WHAT NEEDS TO BE DONE
Retype the whole listing, please, keeping every line exact and dropping the pictures.

────────────────

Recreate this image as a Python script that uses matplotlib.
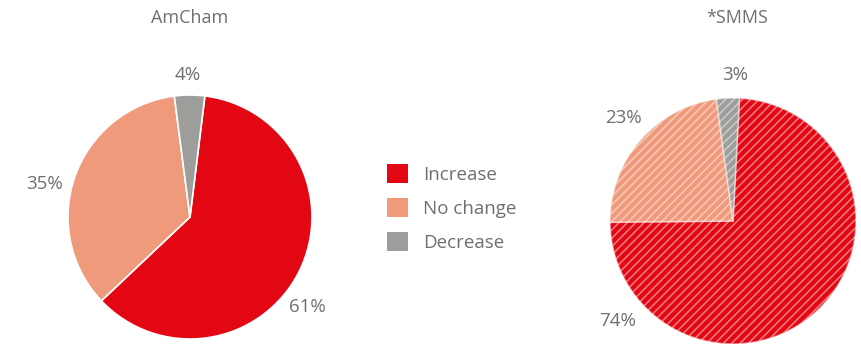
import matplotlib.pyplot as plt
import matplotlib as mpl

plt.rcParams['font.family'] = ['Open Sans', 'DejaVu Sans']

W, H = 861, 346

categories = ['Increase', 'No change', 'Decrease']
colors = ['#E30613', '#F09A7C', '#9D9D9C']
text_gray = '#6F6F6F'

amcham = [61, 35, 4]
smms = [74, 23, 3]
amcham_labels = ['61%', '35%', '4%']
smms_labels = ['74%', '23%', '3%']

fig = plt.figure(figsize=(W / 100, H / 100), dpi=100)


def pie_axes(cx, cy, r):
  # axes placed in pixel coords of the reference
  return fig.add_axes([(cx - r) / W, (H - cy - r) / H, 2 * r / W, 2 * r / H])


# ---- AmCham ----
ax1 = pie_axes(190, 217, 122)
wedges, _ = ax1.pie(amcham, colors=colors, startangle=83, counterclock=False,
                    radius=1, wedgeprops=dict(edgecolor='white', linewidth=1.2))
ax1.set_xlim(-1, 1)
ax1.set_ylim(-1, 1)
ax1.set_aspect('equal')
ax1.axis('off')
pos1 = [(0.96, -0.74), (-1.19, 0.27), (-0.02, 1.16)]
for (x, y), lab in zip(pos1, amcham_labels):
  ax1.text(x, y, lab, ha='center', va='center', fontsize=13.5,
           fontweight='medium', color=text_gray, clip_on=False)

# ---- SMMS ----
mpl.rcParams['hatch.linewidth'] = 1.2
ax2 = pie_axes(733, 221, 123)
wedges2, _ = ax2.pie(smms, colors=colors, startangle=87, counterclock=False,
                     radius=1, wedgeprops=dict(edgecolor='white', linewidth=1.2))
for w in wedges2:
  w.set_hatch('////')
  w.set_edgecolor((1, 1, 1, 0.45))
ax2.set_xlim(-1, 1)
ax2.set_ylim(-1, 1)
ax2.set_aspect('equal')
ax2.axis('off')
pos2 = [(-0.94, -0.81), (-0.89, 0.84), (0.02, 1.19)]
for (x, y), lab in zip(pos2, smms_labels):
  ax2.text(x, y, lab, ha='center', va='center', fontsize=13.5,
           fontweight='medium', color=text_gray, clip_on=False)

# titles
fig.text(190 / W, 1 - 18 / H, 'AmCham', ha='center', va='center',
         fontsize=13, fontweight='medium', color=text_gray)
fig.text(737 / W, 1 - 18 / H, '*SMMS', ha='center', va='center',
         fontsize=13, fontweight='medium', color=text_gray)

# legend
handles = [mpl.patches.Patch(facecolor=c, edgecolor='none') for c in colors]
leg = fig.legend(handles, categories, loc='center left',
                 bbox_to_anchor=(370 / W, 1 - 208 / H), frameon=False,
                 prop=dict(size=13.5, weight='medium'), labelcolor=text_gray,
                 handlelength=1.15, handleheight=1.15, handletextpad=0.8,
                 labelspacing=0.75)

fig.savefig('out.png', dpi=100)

────────────────

OUTPUT BELOW
Recreate this image as a Python script that uses matplotlib.
import matplotlib.pyplot as plt
import matplotlib as mpl

plt.rcParams['font.family'] = ['Open Sans', 'DejaVu Sans']

W, H = 861, 346

categories = ['Increase', 'No change', 'Decrease']
colors = ['#E30613', '#F09A7C', '#9D9D9C']
text_gray = '#6F6F6F'

amcham = [61, 35, 4]
smms = [74, 23, 3]
amcham_labels = ['61%', '35%', '4%']
smms_labels = ['74%', '23%', '3%']

fig = plt.figure(figsize=(W / 100, H / 100), dpi=100)


def pie_axes(cx, cy, r):
  # axes placed in pixel coords of the reference
  return fig.add_axes([(cx - r) / W, (H - cy - r) / H, 2 * r / W, 2 * r / H])


# ---- AmCham ----
ax1 = pie_axes(190, 217, 122)
wedges, _ = ax1.pie(amcham, colors=colors, startangle=83, counterclock=False,
                    radius=1, wedgeprops=dict(edgecolor='white', linewidth=1.2))
ax1.set_xlim(-1, 1)
ax1.set_ylim(-1, 1)
ax1.set_aspect('equal')
ax1.axis('off')
pos1 = [(0.96, -0.74), (-1.19, 0.27), (-0.02, 1.16)]
for (x, y), lab in zip(pos1, amcham_labels):
  ax1.text(x, y, lab, ha='center', va='center', fontsize=13.5,
           fontweight='medium', color=text_gray, clip_on=False)

# ---- SMMS ----
mpl.rcParams['hatch.linewidth'] = 1.2
ax2 = pie_axes(733, 221, 123)
wedges2, _ = ax2.pie(smms, colors=colors, startangle=87, counterclock=False,
                     radius=1, wedgeprops=dict(edgecolor='white', linewidth=1.2))
for w in wedges2:
  w.set_hatch('////')
  w.set_edgecolor((1, 1, 1, 0.45))
ax2.set_xlim(-1, 1)
ax2.set_ylim(-1, 1)
ax2.set_aspect('equal')
ax2.axis('off')
pos2 = [(-0.94, -0.81), (-0.89, 0.84), (0.02, 1.19)]
for (x, y), lab in zip(pos2, smms_labels):
  ax2.text(x, y, lab, ha='center', va='center', fontsize=13.5,
           fontweight='medium', color=text_gray, clip_on=False)

# titles
fig.text(190 / W, 1 - 18 / H, 'AmCham', ha='center', va='center',
         fontsize=13, fontweight='medium', color=text_gray)
fig.text(737 / W, 1 - 18 / H, '*SMMS', ha='center', va='center',
         fontsize=13, fontweight='medium', color=text_gray)

# legend
handles = [mpl.patches.Patch(facecolor=c, edgecolor='none') for c in colors]
leg = fig.legend(handles, categories, loc='center left',
                 bbox_to_anchor=(370 / W, 1 - 208 / H), frameon=False,
                 prop=dict(size=13.5, weight='medium'), labelcolor=text_gray,
                 handlelength=1.15, handleheight=1.15, handletextpad=0.8,
                 labelspacing=0.75)

fig.savefig('out.png', dpi=100)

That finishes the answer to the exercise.